__THE TASK__: Collect from the data below each line with "this".

Entries with chart source code
——————

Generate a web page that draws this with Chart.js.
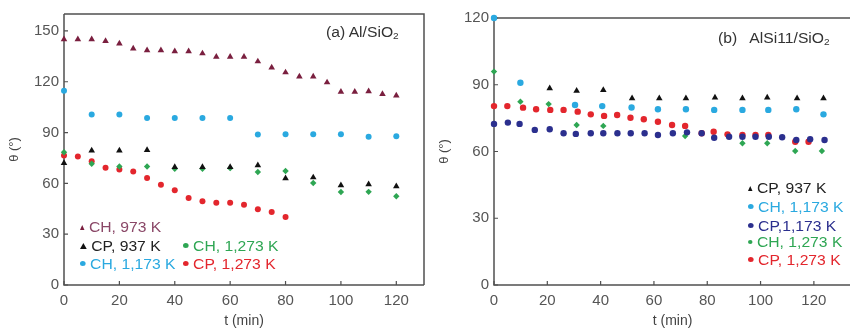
<!DOCTYPE html>
<html><head><meta charset="utf-8">
<script src="https://cdn.jsdelivr.net/npm/chart.js@4/dist/chart.umd.min.js"></script>
<style>
html,body{margin:0;padding:0;background:#fff;overflow:hidden;width:850px;height:329px;}
.panel{position:absolute;top:0;height:329px;}
.txt{position:absolute;font-family:"Liberation Sans",Arial,sans-serif;font-size:14px;white-space:nowrap;transform-origin:left center;transform:scaleX(1.12);line-height:16px;}
.mk{display:inline-block;margin-right:4px;}
.tri{width:0;height:0;border-left:3.5px solid transparent;border-right:3.5px solid transparent;border-bottom:6px solid;vertical-align:2px;}
.dot{width:5px;height:5px;border-radius:50%;vertical-align:3px;}
sub{font-size:9px;vertical-align:-2px;}
</style></head>
<body>
<div class="panel" style="left:0;width:430px;"><canvas id="c1" width="430" height="329"></canvas></div>
<div class="panel" style="left:430px;width:425px;"><canvas id="c2" width="425" height="329"></canvas></div>

<div class="txt" style="left:326px;top:24px;color:#333;">(a) Al/SiO<sub>2</sub></div>
<div class="txt" style="left:718px;top:30px;color:#333;">(b)&nbsp;&nbsp; AlSi11/SiO<sub>2</sub></div>

<div class="txt" style="left:80px;top:219px;color:#8a4767;"><span class="mk tri" style="border-bottom-color:#7a1f3f;border-left-width:2.5px;border-right-width:2.5px;border-bottom-width:5px;"></span>CH, 973 K</div>
<div class="txt" style="left:80px;top:238px;color:#222;"><span class="mk tri" style="border-bottom-color:#111;"></span>CP, 937 K</div>
<div class="txt" style="left:80px;top:256px;color:#2aa9e0;"><span class="mk dot" style="background:#2aa9e0;"></span>CH, 1,173 K</div>
<div class="txt" style="left:183px;top:238px;color:#2ea653;"><span class="mk dot" style="background:#2ea653;"></span>CH, 1,273 K</div>
<div class="txt" style="left:183px;top:256px;color:#e3262d;"><span class="mk dot" style="background:#e3262d;"></span>CP, 1,273 K</div>

<div class="txt" style="left:748px;top:180px;color:#222;"><span class="mk tri" style="border-bottom-color:#111;border-left-width:2.5px;border-right-width:2.5px;border-bottom-width:5px;"></span>CP, 937 K</div>
<div class="txt" style="left:748px;top:199px;color:#2aa9e0;"><span class="mk dot" style="background:#2aa9e0;"></span>CH, 1,173 K</div>
<div class="txt" style="left:748px;top:218px;color:#2b2f8e;"><span class="mk dot" style="background:#2b2f8e;"></span>CP,1,173 K</div>
<div class="txt" style="left:748px;top:234px;color:#2ea653;"><span class="mk dot" style="background:#2ea653;width:4px;height:4px;"></span>CH, 1,273 K</div>
<div class="txt" style="left:748px;top:252px;color:#e3262d;"><span class="mk dot" style="background:#e3262d;"></span>CP, 1,273 K</div>

<script>
// ---------- Panel (a) Al/SiO2 ----------
const a_CH973_t   = [0,5,10,15,20,25,30,35,40,45,50,55,60,65,70,75,80,85,90,95,100,105,110,115,120];
const a_CH973_v   = [145,145,145,144,142.5,139.6,138.6,138.6,138,138,136.7,134.7,134.7,134.7,132,128.4,125.5,123,123,119.6,114,114,114.4,112.7,111.8];
const a_CP937_t   = [0,10,20,30,40,50,60,70,80,90,100,110,120];
const a_CP937_v   = [72,79.4,79.4,79.7,69.6,69.6,69.6,70.6,63,63.5,58.8,59.4,58.2];
const a_CH1173_t  = [0,10,20,30,40,50,60,70,80,90,100,110,120];
const a_CH1173_v  = [114.7,100.6,100.6,98.6,98.6,98.6,98.6,88.8,89,89,89,87.6,87.8];
const a_CH1273_t  = [0,10,20,30,40,50,60,70,80,90,100,110,120];
const a_CH1273_v  = [78.4,71.6,70,70,68.6,68.6,69,66.7,67.3,60.2,54.9,55,52.4];
const a_CP1273_t  = [0,5,10,15,20,25,30,35,40,45,50,55,60,65,70,75,80];
const a_CP1273_v  = [76.5,75.9,73.1,69.2,68.2,67,63.1,59.2,55.9,51.4,49.4,48.6,48.6,47.4,44.7,43.1,40.2];
const a_xTicks = [0,20,40,60,80,100,120];
const a_yTicks = [0,30,60,90,120,150];

// ---------- Panel (b) AlSi11/SiO2 ----------
const b_CP937_t   = [20.9,31,41,51.8,62,72,82.9,93.2,102.5,113.7,123.6];
const b_CP937_v   = [88.4,87.3,87.6,83.9,83.9,83.9,84.2,83.9,84.2,83.9,83.9];
const b_CH1173_t  = [0,9.9,30.4,40.6,51.6,61.5,72,82.6,93.2,102.9,113.4,123.6];
const b_CH1173_v  = [120,90.9,80.9,80.4,79.8,79,79,78.7,78.7,78.7,79,76.7];
const b_CP1173_t  = [0,5.2,9.6,15.3,20.9,26.1,30.7,36.3,41,46.3,51.3,56.5,61.5,67.1,72.4,77.9,82.6,88.2,93.2,98.1,103.1,108.1,113.4,118.6,124];
const b_CP1173_v  = [72.4,73,72.4,69.7,70,68.2,67.9,68.2,68.2,68.2,68.2,68.2,67.4,68.2,68.6,68.2,66.2,66.6,66.6,66.6,66.6,66.4,65.2,65.5,65.2];
const b_CH1273_t  = [0,9.9,20.5,31,41,71.7,93.2,102.5,113,123];
const b_CH1273_v  = [95.9,82.4,81.3,71.9,71.5,67,63.7,63.7,60.2,60.2];
const b_CP1273_t  = [0,5,10.9,15.8,21.1,26.1,31.4,36.3,41.3,46.2,51.2,56.2,61.5,66.8,71.7,77.9,82.4,87.6,93.2,98.1,102.9,113,118];
const b_CP1273_v  = [80.4,80.4,79.7,79,78.7,78.7,77.9,76.7,76,76.4,75.2,74.5,73.4,71.9,71.5,68.2,68.9,67.7,67.4,67.4,67.4,64.4,64.4];
const b_xTicks = [0,20,40,60,80,100,120];
const b_yTicks = [0,30,60,90,120];

const AXIS = '#505050';
const TICKTXT = '#555';
const FONT = '"Liberation Sans", Arial, sans-serif';

function pts(t, v){ return t.map((x,i)=>({x:x, y:v[i]})); }
function ds(label, t, v, color, style, r){
  return {label, data: pts(t,v), showLine:false, pointStyle:style, clip:false,
    pointRadius:r, pointHoverRadius:r, backgroundColor:color, borderColor:color, borderWidth:0};
}

const framePlugin = {
  id:'frame',
  beforeDatasetsDraw(chart, args, opts){
    const {ctx, chartArea:ca, scales:{x,y}} = chart;
    ctx.save();
    ctx.strokeStyle = AXIS; ctx.lineWidth = 1.5;
    ctx.beginPath();
    ctx.moveTo(ca.left, ca.top); ctx.lineTo(ca.right, ca.top); ctx.lineTo(ca.right, ca.bottom);
    ctx.moveTo(ca.left, ca.top); ctx.lineTo(ca.left, ca.bottom); ctx.lineTo(ca.right, ca.bottom);
    ctx.stroke();
    ctx.lineWidth = 1.2;
    ctx.beginPath();
    opts.xt.forEach(v=>{ const p = x.getPixelForValue(v); ctx.moveTo(p, ca.bottom); ctx.lineTo(p, ca.bottom-4); });
    opts.yt.forEach(v=>{ const p = y.getPixelForValue(v); ctx.moveTo(ca.left, p); ctx.lineTo(ca.left+4, p); });
    ctx.stroke();
    ctx.restore();
  }
};

function make(id, datasets, xmax, ymax, xt, yt, padTop, padRight){
  return new Chart(document.getElementById(id), {
    type:'scatter',
    data:{datasets},
    options:{
      responsive:false, animation:false, devicePixelRatio:1,
      layout:{padding:{top:padTop, right:padRight, left:0, bottom:0}},
      plugins:{legend:{display:false}, tooltip:{enabled:false}, frame:{xt, yt}},
      scales:{
        x:{type:'linear', min:0, max:xmax,
          afterBuildTicks:s=>{ s.ticks = xt.map(v=>({value:v})); },
          afterFit:s=>{ s.height = 44; },
          grid:{display:false, drawTicks:false},
          border:{display:false},
          ticks:{color:TICKTXT, font:{family:FONT, size:15}, padding:7, maxRotation:0, autoSkip:false},
          title:{display:true, text:'t (min)', color:'#444', font:{family:FONT, size:14}, padding:{top:0,bottom:-1}}
        },
        y:{type:'linear', min:0, max:ymax,
          afterBuildTicks:s=>{ s.ticks = yt.map(v=>({value:v})); },
          afterFit:s=>{ s.width = 64; },
          grid:{display:false, drawTicks:false},
          border:{display:false},
          ticks:{color:TICKTXT, font:{family:FONT, size:15}, padding:5, autoSkip:false},
          title:{display:true, text:'θ (°)', color:'#444', font:{family:FONT, size:13}, padding:{top:7,bottom:0}}
        }
      }
    },
    plugins:[framePlugin]
  });
}

make('c1', [
  ds('CH, 973 K', a_CH973_t, a_CH973_v, '#7a1f3f', 'triangle', 3.8),
  ds('CP, 937 K', a_CP937_t, a_CP937_v, '#111111', 'triangle', 3.8),
  ds('CH, 1,173 K', a_CH1173_t, a_CH1173_v, '#2aa9e0', 'circle', 3),
  ds('CH, 1,273 K', a_CH1273_t, a_CH1273_v, '#2ea653', 'rectRot', 3.2),
  ds('CP, 1,273 K', a_CP1273_t, a_CP1273_v, '#e3262d', 'circle', 3)
], 130, 160, a_xTicks, a_yTicks, 13, 6);

make('c2', [
  ds('CP, 937 K', b_CP937_t, b_CP937_v, '#111111', 'triangle', 3.8),
  ds('CH, 1,173 K', b_CH1173_t, b_CH1173_v, '#2aa9e0', 'circle', 3.2),
  ds('CP,1,173 K', b_CP1173_t, b_CP1173_v, '#2b2f8e', 'circle', 3.2),
  ds('CH, 1,273 K', b_CH1273_t, b_CH1273_v, '#2ea653', 'rectRot', 3.2),
  ds('CP, 1,273 K', b_CP1273_t, b_CP1273_v, '#e3262d', 'circle', 3.2)
], 134, 120, b_xTicks, b_yTicks, 18, 0);
</script>
</body></html>
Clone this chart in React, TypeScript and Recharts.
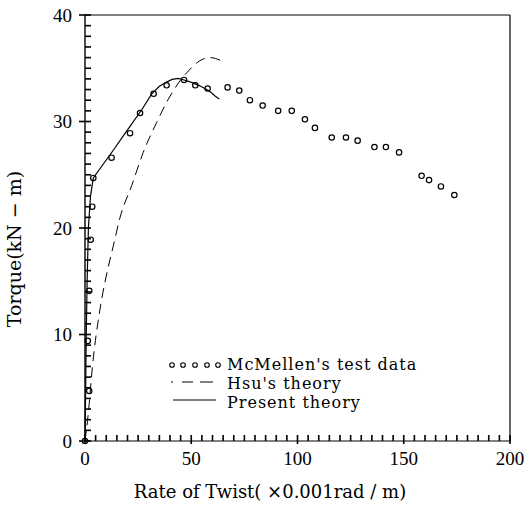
import React from "react";
import {
  ComposedChart,
  Line,
  Scatter,
  XAxis,
  YAxis,
  ReferenceLine,
  Legend,
} from "recharts";

// McMellen's test data (rate of twist x0.001 rad/m, torque kN-m)
const testTwist = [0, 2.0, 1.3, 2.0, 2.7, 3.4, 3.9, 12.5, 21.2, 25.9, 32.3, 38.4, 46.6, 51.9, 57.7, 67.1, 72.6, 77.6, 83.6, 90.9, 97.3, 103.5, 108.2, 116.1, 122.8, 128.3, 136.2, 141.6, 147.8, 158.4, 161.9, 167.5, 173.8];
const testTorque = [0, 4.7, 9.4, 14.1, 18.9, 22.0, 24.7, 26.6, 28.9, 30.8, 32.6, 33.4, 33.9, 33.4, 33.1, 33.2, 32.9, 32.0, 31.5, 31.0, 31.0, 30.2, 29.4, 28.5, 28.5, 28.2, 27.6, 27.6, 27.1, 24.9, 24.5, 23.9, 23.1];

// Hsu's theory
const hsuTwist = [0, 1.5, 3.5, 7.0, 10.0, 13.3, 16.5, 22.0, 27.4, 33.7, 38.4, 43.9, 49.4, 54.0, 58.8, 64.3];
const hsuTorque = [0, 2.5, 7.0, 12.3, 15.5, 18.3, 21.0, 24.0, 27.1, 29.9, 31.8, 33.6, 34.9, 35.7, 36.0, 35.7];

// Present theory
const presentTwist = [0, 0.3, 0.6, 1.0, 1.6, 2.6, 3.9, 13.3, 19.6, 26.7, 31.4, 35.0, 38.4, 41.0, 43.9, 46.6, 49.0, 51.0, 54.0, 57.2, 59.5, 61.2, 63.2];
const presentTorque = [0, 5.0, 10.0, 15.0, 20.0, 23.0, 24.7, 27.3, 29.1, 31.1, 32.6, 33.3, 33.7, 33.95, 34.05, 33.9, 33.75, 33.6, 33.35, 33.0, 32.7, 32.4, 32.1];

const xMajor = [0, 50, 100, 150, 200];
const yMajor = [0, 10, 20, 30, 40];
const xTicks = Array.from({ length: 41 }, (_, i) => i * 5);
const yTicks = Array.from({ length: 41 }, (_, i) => i);

const NUM_FONT = "Liberation Serif";
const TEXT_FONT = "DejaVu Serif";

const testData = testTwist.map((x, i) => ({ x, y: testTorque[i] }));
const hsuData = hsuTwist.map((x, i) => ({ x, y: hsuTorque[i] }));
const presentData = presentTwist.map((x, i) => ({ x, y: presentTorque[i] }));

function YTick(props: any) {
  const { x, y, payload } = props;
  const major = yMajor.includes(payload.value);
  return (
    <g>
      <rect x={major ? x - 6 : x} y={y - 0.8} width={major ? 12 : 6} height={1.6} fill="#000" />
      {major && (
        <text x={x - 13} y={y} dy={6.5} textAnchor="end" fontSize={19} fontFamily={NUM_FONT} fill="#000">
          {payload.value}
        </text>
      )}
    </g>
  );
}

function XTick(props: any) {
  const { x, y, payload } = props;
  const major = xMajor.includes(payload.value);
  return (
    <g>
      <rect x={x - 0.8} y={y - 6} width={1.6} height={major ? 9 : 6} fill="#000" />
      {major && (
        <text x={x} y={y} dy={23.5} textAnchor="middle" fontSize={19} fontFamily={NUM_FONT} fill="#000">
          {payload.value}
        </text>
      )}
    </g>
  );
}

function OpenCircle(props: any) {
  const { cx, cy } = props;
  return <circle cx={cx} cy={cy} r={2.7} fill="none" stroke="#000" strokeWidth={1.2} />;
}

function LegendBox() {
  return (
    <svg width={270} height={70} style={{ overflow: "visible" }}>
      {[12, 23, 35, 47, 58].map((cx) => (
        <circle key={cx} cx={cx} cy={15} r={2.3} fill="none" stroke="#000" strokeWidth={1.1} />
      ))}
      <line x1={11} x2={53} y1={32} y2={32} stroke="#000" strokeWidth={1} strokeDasharray="2 9 11 7 13" />
      <line x1={13} x2={56} y1={50} y2={50} stroke="#000" strokeWidth={1.2} />
      <text x={67} y={20} fontSize={16} letterSpacing={1} fontFamily={TEXT_FONT}>McMellen's test data</text>
      <text x={67} y={39} fontSize={16} letterSpacing={1} fontFamily={TEXT_FONT}>Hsu's theory</text>
      <text x={67} y={58} fontSize={16} letterSpacing={1} fontFamily={TEXT_FONT}>Present theory</text>
    </svg>
  );
}

export default function App() {
  return (
    <div style={{ position: "absolute", left: 0, top: 0, width: 524, height: 507, background: "#fff" }}>
      <ComposedChart
        width={524}
        height={507}
        margin={{ top: 15, right: 14, bottom: 36, left: 35 }}
      >
        <XAxis
          type="number"
          dataKey="x"
          domain={[0, 200]}
          ticks={xTicks}
          interval={0}
          height={30}
          tickSize={0}
          tickMargin={0}
          tickLine={false}
          tick={XTick}
          axisLine={{ stroke: "#000", strokeWidth: 1.2 }}
        />
        <YAxis
          type="number"
          domain={[0, 40]}
          ticks={yTicks}
          interval={0}
          width={50}
          tickSize={0}
          tickMargin={0}
          tickLine={false}
          tick={YTick}
          axisLine={{ stroke: "#000", strokeWidth: 1.4 }}
        />
        <ReferenceLine y={40} stroke="#000" strokeWidth={1.2} />
        <ReferenceLine x={200} stroke="#000" strokeWidth={1.2} />
        <Line
          data={hsuData}
          dataKey="y"
          type="monotone"
          stroke="#000"
          strokeWidth={1}
          strokeDasharray="10 6"
          dot={false}
          isAnimationActive={false}
        />
        <Line
          data={presentData}
          dataKey="y"
          type="linear"
          stroke="#000"
          strokeWidth={1.2}
          dot={false}
          isAnimationActive={false}
        />
        <Scatter data={testData} dataKey="y" shape={<OpenCircle />} isAnimationActive={false} />
        <Legend
          layout="horizontal"
          verticalAlign="middle"
          align="center"
          content={() => <LegendBox />}
          wrapperStyle={{ left: 160, top: 350, width: 270, height: 70 }}
        />
      </ComposedChart>
      <svg
        width={524}
        height={507}
        style={{ position: "absolute", left: 0, top: 0, pointerEvents: "none" }}
      >
        <text x={270} y={498} textAnchor="middle" fontSize={18} fontFamily={TEXT_FONT} fill="#000">
          Rate of Twist( ×0.001rad / m)
        </text>
        <text
          transform="translate(21,249) rotate(-90)"
          textAnchor="middle"
          fontSize={19}
          fontFamily={TEXT_FONT}
          fill="#000"
        >
          Torque(kN − m)
        </text>
      </svg>
    </div>
  );
}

——————

__TASK SOLUTION__:
Generate a web page that draws this with Chart.js.
Clone this chart in React, TypeScript and Recharts.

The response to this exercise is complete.